Let's start by expressing sin(a+b) and sin(a-b) in terms of sine and cosine functions:
sin(a+b) = sin(a)cos(b) + cos(a)sin(b)
sin(a-b) = sin(a)cos(b) - cos(a)sin(b)
Now, let's substitute these expressions into the left side of the equation:
sin(a+b)/sin(a-b) = (sin(a)cos(b) + cos(a)sin(b)) / (sin(a)cos(b) - cos(a)sin(b))
Next, let's simplify this expression by multiplying both the numerator and denominator by the conjugate of the denominator:
sin(a+b)/sin(a-b) = [(sin(a)cos(b) + cos(a)sin(b))(sin(a)cos(b) + cos(a)sin(b))] / [(sin(a)cos(b) - cos(a)sin(b))(sin(a)cos(b) + cos(a)sin(b))]

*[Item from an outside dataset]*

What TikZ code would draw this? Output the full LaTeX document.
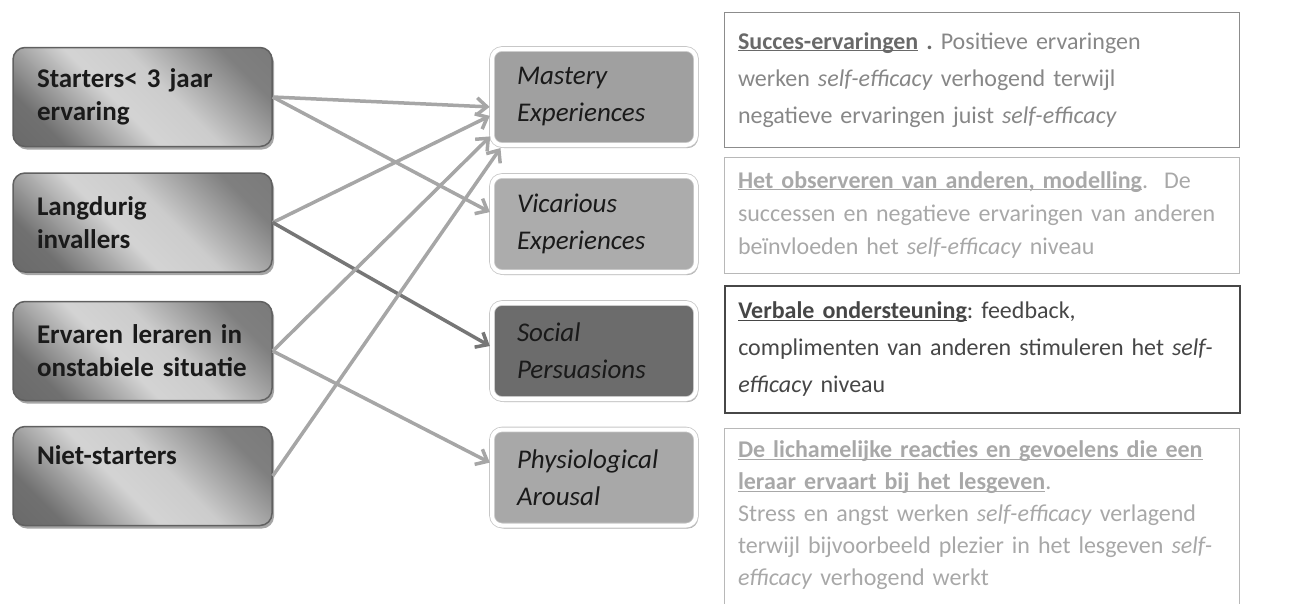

sin(a+b)/sin(a-b) = (sin^2(a)cos^2(b) + 2sin(a)cos(a)sin(b)cos(b) + cos^2(a)sin^2(b)) / (sin^2(a)cos^2(b) - cos^2(a)sin^2(b))
Now, let's use the trigonometric identity tan(x) = sin(x)/cos(x) to express tan(a) and tan(b):
tan(a) = sin(a)/cos(a)
tan(b) = sin(b)/cos(b)
Substitute these expressions into the right side of the equation:
(tan(a) + tan(b))/(tan(a) - tan(b)) = (sin(a)/cos(a) + sin(b)/cos(b)) / (sin(a)/cos(a) - sin(b)/cos(b))
(tan(a) + tan(b))/(tan(a) - tan(b)) = [(sin(a)cos(b) + cos(a)sin(b)) / (cos(a)cos(b))] / [(sin(a)cos(b) - cos(a)sin(b)) / (cos(a)cos(b))]
(tan(a) + tan(b))/(tan(a) - tan(b)) = (sin(a)cos(b) + cos(a)sin(b)) / (sin(a)cos(b) - cos(a)sin(b))
Now, we can see that the left side of the equation is equal to the right side of the equation, proving the trigonometric identity sin(a+b)/sin(a-b) = tan(a)+tan(b)/tan(a)-tan(b).